Ils sont une dizaine, tous Sénégalais, blottis les uns contre les autres dans une cour de cette ville, important point de transit pour les clandestins avant de traverser le Sahara. Refoulés d’Algérie, du Maroc, ou encore de la Libye, ils ont échoué à Gao.

"Ce qu’on remarque aujourd’hui, c’est qu’avec une moyenne de 15 ans, les clandestins africains sont de plus en plus jeunes. Il y a plusieurs raisons", explique Mamadou Diakité, responsable de l’ONG malienne "AIDE", spécialisée dans les questions des flux migratoires.

"D’abord, les jeunes ne font que suivre les traces de leurs aînés. Il y a aussi le chômage qui frappe durement la couche juvénile", poursuit-il. "Mais c’est aussi une stratégie. Les très jeunes, à cause des lois sur la protection des enfants, ne sont pas systématiquement refoulés dans leurs pays lorsqu’ils arrivent à fouler le sol européen", précise-t-il.
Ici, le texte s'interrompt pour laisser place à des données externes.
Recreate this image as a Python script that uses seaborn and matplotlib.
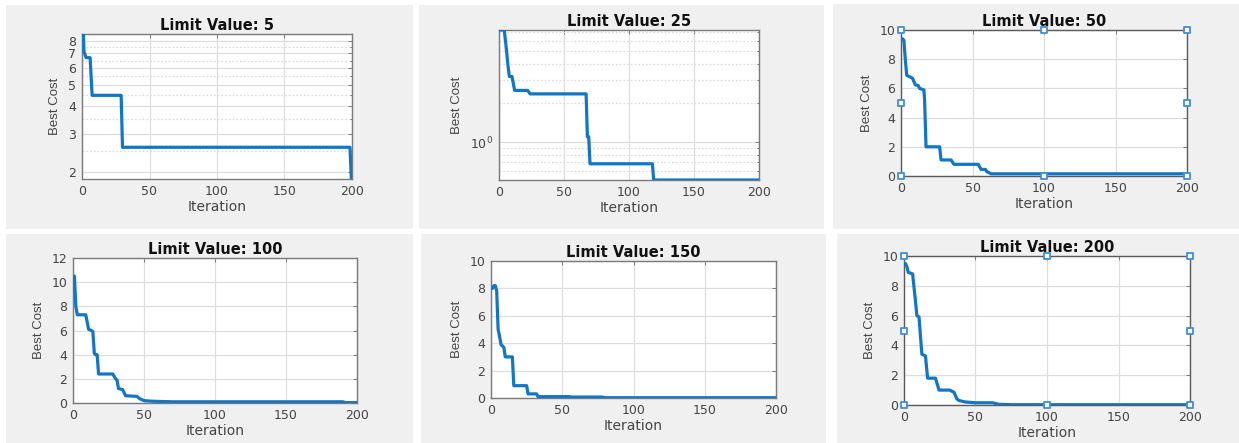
import matplotlib
matplotlib.use("Agg")
import matplotlib.pyplot as plt
import seaborn as sns
import pandas as pd
from matplotlib.patches import Rectangle
from matplotlib.ticker import FixedLocator, FixedFormatter, NullFormatter

# ---------------- data ----------------
limit_values = [5, 25, 50, 100, 150, 200]

iter_5 = [1, 1.5, 2, 3, 6, 7.5, 29, 30, 198.5, 199.5, 200]
cost_5 = [8.6, 7.1, 7.0, 6.7, 6.7, 4.5, 4.5, 2.6, 2.6, 1.86, 1.86]

iter_25 = [1, 4, 5, 6, 7, 8, 10, 12, 22, 24, 67, 68, 69, 70, 118, 119, 200]
cost_25 = [7.3, 7.3, 6.0, 4.8, 3.8, 3.2, 3.2, 2.5, 2.5, 2.35, 2.35, 1.1, 1.1, 0.68, 0.68, 0.51, 0.51]

iter_50 = [1, 2, 3, 4, 8, 10, 12, 13, 16, 16.5, 17.5, 27, 28, 35, 37, 54, 56, 59, 60, 63, 200]
cost_50 = [9.4, 9.3, 8.0, 6.9, 6.7, 6.25, 6.2, 6.0, 5.9, 5.2, 2.0, 2.0, 1.1, 1.1, 0.8, 0.8, 0.45, 0.45, 0.3, 0.15, 0.15]

iter_100 = [1, 2, 3, 9, 11, 13, 14, 15, 16, 17, 18, 28, 30, 31, 32, 35, 37, 45, 47, 50, 55, 70, 190, 192, 200]
cost_100 = [10.5, 8.0, 7.3, 7.3, 6.1, 6.0, 5.9, 4.1, 4.0, 4.0, 2.4, 2.4, 2.0, 1.9, 1.2, 1.1, 0.6, 0.55, 0.35, 0.2, 0.15, 0.1, 0.1, 0.03, 0.03]

iter_150 = [1, 2, 3, 4, 5, 6, 7, 8, 9, 10, 15, 16, 25, 26, 32, 33, 55, 56, 78, 80, 200]
cost_150 = [8.0, 8.2, 8.2, 7.8, 5.0, 4.5, 3.9, 3.8, 3.7, 3.0, 3.0, 0.9, 0.9, 0.3, 0.3, 0.1, 0.1, 0.07, 0.07, 0.02, 0.02]

iter_200 = [1, 2, 3, 6, 8, 9, 10.5, 12.5, 15, 16.5, 22, 24.5, 32, 35, 37, 38.5, 43, 50, 62, 66, 75, 200]
cost_200 = [9.5, 9.3, 8.9, 8.8, 7.0, 6.0, 5.9, 3.4, 3.3, 1.8, 1.8, 1.0, 1.0, 0.85, 0.4, 0.3, 0.2, 0.15, 0.15, 0.05, 0.02, 0.02]

x_ticks = [0, 50, 100, 150, 200]
y_ticks_5 = [2, 3, 4, 5, 6, 7, 8]
y_minor_5 = [2.5, 3.5, 4.5, 5.5, 6.5, 7.5]
y_ticks_25 = [1]
y_ticklabels_25 = ["$10^{0}$"]
y_minor_25 = [0.6, 0.7, 0.8, 0.9, 2, 3, 4, 5, 6, 7]
y_ticks_lin10 = [0, 2, 4, 6, 8, 10]
y_ticks_lin12 = [0, 2, 4, 6, 8, 10, 12]
handle_fracs = [(0, 0), (0, 0.5), (0, 1), (0.5, 1), (1, 1), (1, 0.5), (1, 0), (0.5, 0)]

series = [(iter_5, cost_5), (iter_25, cost_25), (iter_50, cost_50),
          (iter_100, cost_100), (iter_150, cost_150), (iter_200, cost_200)]

# ---------------- layout (pixels) ----------------
W, H = 1239, 443
panels_px = [(6, 5, 413, 229), (419, 5, 824, 229), (833, 4, 1239, 229),
             (6, 234, 413, 443), (421, 234, 826, 443), (837, 234, 1239, 443)]
axes_px = [(82, 34, 352, 179), (499, 30, 759, 180), (901, 30, 1187, 176),
           (73, 258, 357, 403), (491, 261, 776, 398), (904, 256, 1190, 405)]
ylims = [(1.86, 8.6), (0.51, 7.3), (0, 10), (0, 12), (0, 10), (0, 10)]

sns.set_theme(style="white")
plt.rcParams['font.family'] = ['DejaVu Sans']

fig = plt.figure(figsize=(W / 100, H / 100), dpi=100)
fig.patch.set_facecolor("white")

for (x0, y0, x1, y1) in panels_px:
    fig.patches.append(Rectangle((x0 / W, 1 - y1 / H), (x1 - x0) / W, (y1 - y0) / H,
                                 transform=fig.transFigure, facecolor="#f0f0f0",
                                 edgecolor="none", zorder=-10))

line_color = "#1276c6"
text_color = "#444444"
spine_color = "#7a7a7a"
grid_color = "#dedede"

for i, ((L, T, R, B), (xs, ys)) in enumerate(zip(axes_px, series)):
    ax = fig.add_axes([L / W, 1 - B / H, (R - L) / W, (B - T) / H])
    ax.set_facecolor("white")
    df = pd.DataFrame({"Iteration": xs, "Best Cost": ys})
    if i in (0, 1):
        ax.set_yscale("log")
    sns.lineplot(data=df, x="Iteration", y="Best Cost", ax=ax, color=line_color,
                 lw=2.3, estimator=None, sort=False, zorder=3)
    ax.set_xlim(0, 200)
    ax.set_ylim(*ylims[i])
    ax.xaxis.set_major_locator(FixedLocator(x_ticks))
    if i == 0:
        ax.yaxis.set_major_locator(FixedLocator(y_ticks_5))
        ax.yaxis.set_major_formatter(FixedFormatter([str(v) for v in y_ticks_5]))
        ax.yaxis.set_minor_locator(FixedLocator(y_minor_5))
        ax.yaxis.set_minor_formatter(NullFormatter())
    elif i == 1:
        ax.yaxis.set_major_locator(FixedLocator(y_ticks_25))
        ax.yaxis.set_major_formatter(FixedFormatter(y_ticklabels_25))
        ax.yaxis.set_minor_locator(FixedLocator(y_minor_25))
        ax.yaxis.set_minor_formatter(NullFormatter())
    elif i == 3:
        ax.set_yticks(y_ticks_lin12)
    else:
        ax.set_yticks(y_ticks_lin10)

    ax.grid(True, which="major", color=grid_color, lw=0.9, zorder=0)
    if i in (0, 1):
        ax.grid(True, which="minor", axis="y", color=grid_color, lw=0.9, ls=(0, (1.5, 1.5)), zorder=0)
    ax.set_axisbelow(True)
    ax.tick_params(which="both", direction="in", top=True, right=True,
                   colors=spine_color, labelcolor=text_color, labelsize=9, length=3, width=0.7)
    ax.tick_params(axis="x", pad=4)
    ax.tick_params(axis="y", pad=4)
    ax.tick_params(which="minor", length=1.5)
    for s in ax.spines.values():
        s.set_color(spine_color if i not in (2, 5) else "#5a5a5a")
        s.set_linewidth(1.0)
    ax.set_xlabel("Iteration", fontsize=10, color=text_color, labelpad=1.5)
    ax.set_ylabel("Best Cost", fontsize=9.5, color=text_color, labelpad=5,
                  family=['Liberation Sans', 'DejaVu Sans'])
    ax.set_title(f"Limit Value: {limit_values[i]}", fontsize=10.5, fontweight="bold",
                 color="#111111", pad=3)
    if i in (2, 5):
        hx = [h[0] for h in handle_fracs]
        hy = [h[1] for h in handle_fracs]
        ax.scatter(hx, hy, transform=ax.transAxes, marker="s", s=22,
                   facecolor="white", edgecolor="#3f8fd8", linewidth=1.3,
                   clip_on=False, zorder=5)

fig.savefig("out.png", dpi=100, facecolor="white")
Idrissa, 14 ans, vient de Casamance, région du sud du Sénégal. Ses parents lui ont tendu un matin, voilà maintenant trois ans, une somme de 100.000 Fcfa (150 euros), avec ces mots: "va te débrouiller en Europe. Si tu ne réussis pas à partir, ne reviens plus ici". En compagnie d’une vingtaine d’autres Sénégalais, le parcours du combattant commence alors pour le petit Idrissa: train de Dakar pour gagner Bamako, véhicule de transport pour rallier la ville de Gao située aux portes du désert, l’Algérie puis le Maroc.

Cinq mois de trajet ponctués de petits boulots. Puis il se fait escroquer par des passeurs qui finissent par le dénoncer à la police. Retour pour lui, comme pour une dizaine d’autres jeunes, à la case départ, Gao. "Je cherche à repartir. Je ne peux pas rentrer au Sénégal, mes parents vont me maudire", explique Idrissa.
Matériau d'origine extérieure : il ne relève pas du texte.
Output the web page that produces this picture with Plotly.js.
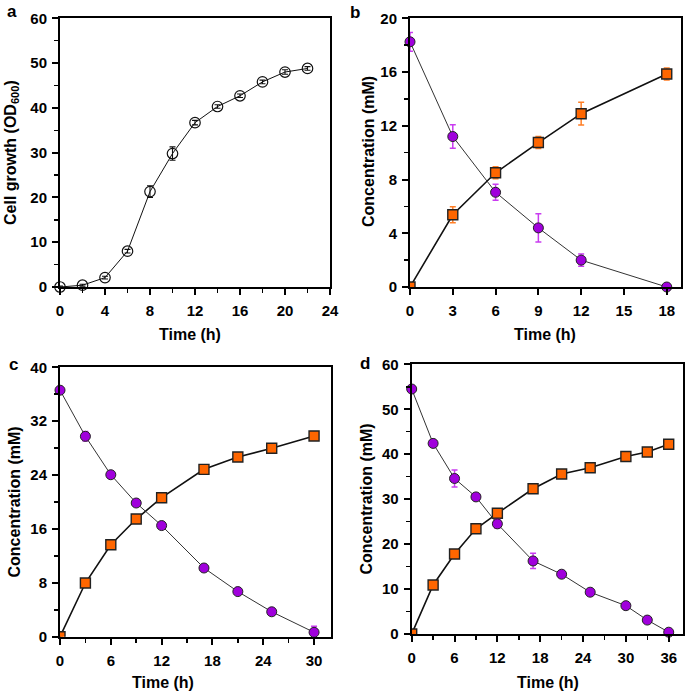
<!DOCTYPE html>
<html>
<head>
<meta charset="utf-8">
<script src="https://cdn.plot.ly/plotly-3.0.1.min.js"></script>
<style>html,body{margin:0;padding:0;background:#fff;}#chart{width:685px;height:694px;}</style>
</head>
<body>
<div id="chart"></div>
<script>
// ---- Data ----
const timeA = [0, 2, 4, 6, 8, 10, 12, 14, 16, 18, 20, 22];
const odA = [0, 0.4, 2.1, 8.0, 21.3, 29.8, 36.7, 40.3, 42.7, 45.8, 48.0, 48.8];
const odAErr = [0.2, 0.2, 0.3, 0.4, 1.3, 1.5, 0.5, 0.4, 0.4, 0.4, 0.5, 0.4];

const timeB = [0, 3, 6, 9, 12, 18];
const substrateB = [18.25, 11.2, 7.05, 4.4, 2.0, 0];
const substrateBErr = [0.7, 0.87, 0.6, 1.05, 0.45, 0];
const productB = [0, 5.38, 8.5, 10.75, 12.9, 15.85];
const productBErr = [0, 0.6, 0.45, 0.45, 0.85, 0.45];

const timeC = [0, 3, 6, 9, 12, 17, 21, 25, 30];
const substrateC = [36.6, 29.75, 24.05, 19.85, 16.5, 10.2, 6.7, 3.7, 0.65];
const substrateCErr = [0.3, 0.7, 0.3, 0.3, 0.3, 0.3, 0.3, 0.3, 0.9];
const productC = [0, 7.97, 13.66, 17.47, 20.64, 24.85, 26.68, 27.97, 29.8];
const productCErr = [0, 0.3, 0.3, 0.3, 0.3, 0.3, 0.3, 0.3, 0.3];

const timeD = [0, 3, 6, 9, 12, 17, 21, 25, 30, 33, 36];
const substrateD = [54.5, 42.4, 34.6, 30.5, 24.5, 16.25, 13.3, 9.3, 6.3, 3.1, 0.4];
const substrateDErr = [0.4, 0.4, 1.9, 0.4, 1.0, 1.7, 0.4, 0.4, 0.4, 0.4, 0.3];
const productD = [0, 10.9, 17.8, 23.4, 26.85, 32.3, 35.6, 37.0, 39.5, 40.5, 42.2];
const productDErr = [0, 0.3, 0.3, 0.3, 0.3, 0.3, 0.3, 0.3, 0.3, 0.3, 0.3];

const panelLetters = ['a', 'b', 'c', 'd'];
const xTitle = 'Time (h)';
const yTitleA = 'Cell growth (OD<sub>600</sub>)';
const yTitleConc = 'Concentration (mM)';

// ---- Styles ----
const ORANGE = '#FF6600';
const ORANGE_ERR = '#FF7F27';
const PURPLE = '#A000DC';
const PURPLE_ERR = '#C93CF0';
const FONT = 'Arial, "Liberation Sans", sans-serif';

function squares(x, y, err, xa, ya) {
  return {
    x: x, y: y, xaxis: xa, yaxis: ya, type: 'scatter', mode: 'lines+markers',
    cliponaxis: true,
    line: {color: '#111', width: 1.6},
    marker: {symbol: 'square', size: 10, color: ORANGE, line: {color: '#222', width: 1.4}},
    error_y: {type: 'data', array: err, visible: true, color: ORANGE_ERR, thickness: 1.5, width: 3},
    showlegend: false
  };
}
function circles(x, y, err, xa, ya) {
  return {
    x: x, y: y, xaxis: xa, yaxis: ya, type: 'scatter', mode: 'lines+markers',
    cliponaxis: false,
    line: {color: '#333', width: 1},
    marker: {symbol: 'circle', size: 10, color: PURPLE, line: {color: '#222', width: 1}},
    error_y: {type: 'data', array: err, visible: true, color: PURPLE_ERR, thickness: 1.5, width: 3},
    showlegend: false
  };
}

const traces = [
  {
    x: timeA, y: odA, xaxis: 'x', yaxis: 'y', type: 'scatter', mode: 'lines+markers',
    cliponaxis: false,
    line: {color: '#111', width: 1},
    marker: {symbol: 'circle-open', size: 10.5, color: '#111', line: {width: 1.2}},
    error_y: {type: 'data', array: odAErr, visible: true, color: '#111', thickness: 1.1, width: 3},
    showlegend: false
  },
  squares(timeB, productB, productBErr, 'x2', 'y2'),
  circles(timeB, substrateB, substrateBErr, 'x2', 'y2'),
  squares(timeC, productC, productCErr, 'x3', 'y3'),
  circles(timeC, substrateC, substrateCErr, 'x3', 'y3'),
  squares(timeD, productD, productDErr, 'x4', 'y4'),
  circles(timeD, substrateD, substrateDErr, 'x4', 'y4')
];

const W = 685, H = 694;
const px = v => v / W;
const py = v => 1 - v / H;

function xAxis(domain, range, dtick, minor, anchor) {
  return {
    domain: domain, range: range, dtick: dtick, tick0: 0, anchor: anchor,
    showline: true, linecolor: '#000', linewidth: 2, mirror: true,
    ticks: 'outside', ticklen: 6, tickwidth: 2, tickcolor: '#000',
    minor: {dtick: minor, tick0: 0, ticks: 'outside', ticklen: 4, tickwidth: 1.5, tickcolor: '#000'},
    showgrid: false, zeroline: false, ticklabelstandoff: 3,
    tickfont: {family: FONT, size: 15, color: '#000', weight: 'bold'}
  };
}
function yAxis(domain, range, dtick, minor, anchor) {
  return {
    domain: domain, range: range, dtick: dtick, tick0: 0, anchor: anchor,
    showline: true, linecolor: '#000', linewidth: 2, mirror: true,
    ticks: 'outside', ticklen: 6, tickwidth: 2, tickcolor: '#000',
    minor: {dtick: minor, tick0: 0, ticks: 'outside', ticklen: 4, tickwidth: 1.5, tickcolor: '#000'},
    showgrid: false, zeroline: false, ticklabelstandoff: 2,
    tickfont: {family: FONT, size: 15, color: '#000', weight: 'bold'}
  };
}

function ann(text, x, y, size, angle) {
  return {
    text: text, xref: 'paper', yref: 'paper', x: px(x), y: py(y),
    xanchor: 'center', yanchor: 'middle', showarrow: false, textangle: angle || 0,
    font: {family: FONT, size: size, color: '#000', weight: 'bold'}
  };
}

const layout = {
  width: W, height: H,
  margin: {l: 0, r: 0, t: 0, b: 0},
  paper_bgcolor: '#fff', plot_bgcolor: '#fff',
  xaxis: xAxis([px(60), px(330)], [0, 24], 4, 2, 'y'),
  yaxis: yAxis([py(287), py(18.3)], [0, 60], 10, 5, 'x'),
  xaxis2: xAxis([px(410), px(681)], [0, 19], 3, 3, 'y2'),
  yaxis2: yAxis([py(287), py(18.3)], [0, 20], 4, 2, 'x2'),
  xaxis3: xAxis([px(60), px(331)], [0, 32], 6, 3, 'y3'),
  yaxis3: yAxis([py(636.7), py(367.3)], [0, 40], 8, 4, 'x3'),
  xaxis4: xAxis([px(411.7), px(683)], [0, 38], 6, 3, 'y4'),
  yaxis4: yAxis([py(634), py(364.3)], [0, 60], 10, 5, 'x4'),
  annotations: [
    ann(panelLetters[0], 12, 12, 17),
    ann(panelLetters[1], 355, 13, 17),
    ann(panelLetters[2], 13, 364, 17),
    ann(panelLetters[3], 365, 363, 17),
    ann(yTitleA, 11, 153, 16, -90),
    ann(yTitleConc, 368, 152, 16, -90),
    ann(yTitleConc, 13.5, 502, 16, -90),
    ann(yTitleConc, 366.5, 499, 16, -90),
    ann(xTitle, 190, 335, 16),
    ann(xTitle, 545, 335, 16),
    ann(xTitle, 163, 682, 16),
    ann(xTitle, 548, 682, 16)
  ]
};

Plotly.newPlot('chart', traces, layout, {displayModeBar: false, staticPlot: true});
</script>
</body>
</html>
Des jeunes Sénégalais en attente de départ le 12 novembre 2006 à Gao au Mali Regroupés à Gao, dans des "ghettos", des habitations de fortune, plusieurs centaines de jeunes Africains survivent au jour le jour pour tenter leur première ou nouvelle chance vers l’Europe, sans argent pour envisager un retour au pays. Selon une ONG italienne, le Comité international pour le développement des peuples (CISP), quelque 150.000 ressortissants africains, candidats à l’immigration clandestine en Europe, sont en situation de détresse au Mali, en Algérie, en Mauritanie, au Maroc et au Niger.
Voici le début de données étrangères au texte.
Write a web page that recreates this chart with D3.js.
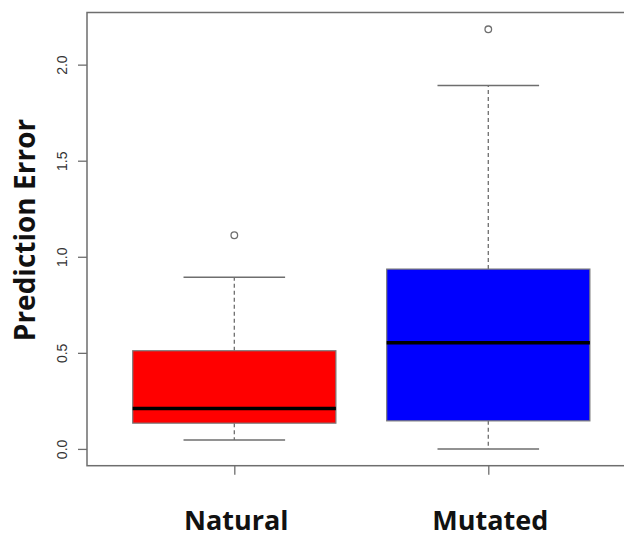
<!DOCTYPE html>
<html lang="en">
    <head>
        <meta charset="utf-8">
        <title>Prediction error boxplot</title>
        <script src="https://cdnjs.cloudflare.com/ajax/libs/d3/7.8.5/d3.min.js"></script>
        <style>
        body{ margin:0; background:#fff; }
        svg{ display:block; }
        </style>
    </head>
    <body>
        <script type="text/javascript">
            // groups and their box stats
            var groups   = ["Natural", "Mutated"];
            var colors   = ["#ff0000", "#0000ff"];
            var lowWhisk = [0.047, 0.0];
            var q1       = [0.134, 0.146];
            var medians  = [0.210, 0.553];
            var q3       = [0.511, 0.936];
            var hiWhisk  = [0.894, 1.892];
            var outliers = [[1.112], [2.184]];
            var yTicks   = [0.0, 0.5, 1.0, 1.5, 2.0];

            function drawChart(){
                var w = 624, h = 538;
                // plot region (right edge runs past the picture, as in the original)
                var pLeft = 87, pTop = 12.5, pBottom = 465.7, pRight = 635.6;

                var svg = d3.select("body").append("svg")
                    .attr("width", w).attr("height", h);

                // R style: 4% padding on both axes
                var yMin = d3.min(lowWhisk), yMax = d3.max(outliers.flat());
                var pad = (yMax - yMin) * 0.04;
                var y = d3.scaleLinear().domain([yMin - pad, yMax + pad]).range([pBottom, pTop]);
                var x = d3.scaleLinear().domain([0.42, 2.58]).range([pLeft, pRight]);

                var grey = "#6e6e6e";
                var data = groups.map(function(g, i){
                    return {name:g, pos:i+1, col:colors[i], lo:lowWhisk[i], q1:q1[i],
                            med:medians[i], q3:q3[i], hi:hiWhisk[i], out:outliers[i]};
                });
                var half = x(1.4) - x(1);      // boxwex 0.8
                var cap = half / 2;            // staplewex 0.5

                var g = svg.selectAll("g.box").data(data).enter().append("g").attr("class","box");

                // dashed whiskers
                g.append("line").attr("x1", d => x(d.pos)).attr("x2", d => x(d.pos))
                    .attr("y1", d => y(d.q3)).attr("y2", d => y(d.hi))
                    .attr("stroke", grey).attr("stroke-width", 1.3).attr("stroke-dasharray", "4,3");
                g.append("line").attr("x1", d => x(d.pos)).attr("x2", d => x(d.pos))
                    .attr("y1", d => y(d.q1)).attr("y2", d => y(d.lo))
                    .attr("stroke", grey).attr("stroke-width", 1.3).attr("stroke-dasharray", "4,3");
                // caps
                ["hi","lo"].forEach(function(k){
                    g.append("line").attr("x1", d => x(d.pos) - cap).attr("x2", d => x(d.pos) + cap)
                        .attr("y1", d => y(d[k])).attr("y2", d => y(d[k]))
                        .attr("stroke", grey).attr("stroke-width", 1.5);
                });
                // boxes
                g.append("rect").attr("x", d => x(d.pos) - half).attr("width", half*2)
                    .attr("y", d => y(d.q3)).attr("height", d => y(d.q1) - y(d.q3))
                    .attr("fill", d => d.col).attr("stroke", "#7a7a7a").attr("stroke-width", 1.2);
                // medians
                g.append("line").attr("x1", d => x(d.pos) - half).attr("x2", d => x(d.pos) + half)
                    .attr("y1", d => y(d.med)).attr("y2", d => y(d.med))
                    .attr("stroke", "#000").attr("stroke-width", 3.5);
                // outliers
                g.selectAll("circle").data(d => d.out.map(v => ({pos:d.pos, v:v}))).enter()
                    .append("circle").attr("cx", d => x(d.pos)).attr("cy", d => y(d.v))
                    .attr("r", 3.3).attr("fill", "none").attr("stroke", grey).attr("stroke-width", 1.3);

                // frame
                svg.append("rect").attr("x", pLeft).attr("y", pTop)
                    .attr("width", pRight - pLeft).attr("height", pBottom - pTop)
                    .attr("fill", "none").attr("stroke", grey).attr("stroke-width", 1.5);

                // y axis
                var yAxis = svg.append("g").attr("transform", "translate(" + pLeft + ",0)")
                    .call(d3.axisLeft(y).tickValues(yTicks).tickFormat(d3.format(".1f")).tickSize(9).tickPadding(6));
                yAxis.select(".domain").remove();
                yAxis.selectAll(".tick line").attr("stroke", grey).attr("stroke-width", 1.3);
                yAxis.selectAll(".tick text")
                    .attr("transform", "rotate(-90)").attr("x", 0).attr("y", -20)
                    .attr("text-anchor", "middle").attr("dy", 0)
                    .style("font-family", "'Liberation Sans', Arial, sans-serif")
                    .style("font-size", "14px").attr("fill", "#333");

                // x axis
                var xAxis = svg.append("g").attr("transform", "translate(0," + pBottom + ")")
                    .call(d3.axisBottom(x).tickValues([1, 2]).tickSize(9).tickFormat(""));
                xAxis.select(".domain").remove();
                xAxis.selectAll(".tick line").attr("stroke", grey).attr("stroke-width", 1.3);

                // category labels
                svg.selectAll("text.cat").data(data).enter().append("text").attr("class","cat")
                    .attr("x", d => x(d.pos) + 2).attr("y", 530)
                    .attr("text-anchor", "middle")
                    .style("font-family", "'Open Sans', sans-serif").style("font-weight", "bold")
                    .style("font-size", "27px").attr("fill", "#111")
                    .text(d => d.name);

                // y label
                svg.append("text")
                    .attr("transform", "translate(35,230) rotate(-90)")
                    .attr("text-anchor", "middle")
                    .style("font-family", "'Open Sans', sans-serif").style("font-weight", "bold")
                    .style("font-size", "28px").attr("fill", "#111")
                    .text("Prediction Error");
            }
            drawChart();
        </script>
    </body>
</html>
"Moi, vraiment, aujourd’hui, je veux rentrer chez moi. Mais comment voulez-vous que je rentre aujourd’hui les mains vides. Il vaut mieux mourir que de rentrer", explique un adolescent Guinéen aux yeux doux. Un jeune Sénégalais peste contre son gouvernement: "Comment rentrer? Quand tu rentres au Sénégal, le gouvernement te donne un billet de 10.000 Fcfa (15 euros) pour te dire +bonne arrivée+. Tu ne peux même pas vivre avec ça pendant deux jours. Il faut que ça change".

Dans le "3ème quartier" de Gao, autour d’un verre de thé, six clandestins nigérians attendent. Il attendent "les docs" afin de poursuivre leur périple vers l’Europe. Dans le jargon des clandestins, ce sont les faux passeports maliens. En effet, tout détenteur de passeport malien n’a pas besoin de visa pour entrer en Algérie. Et poursuivre ainsi la longue route vers l’"Eldorado" européen.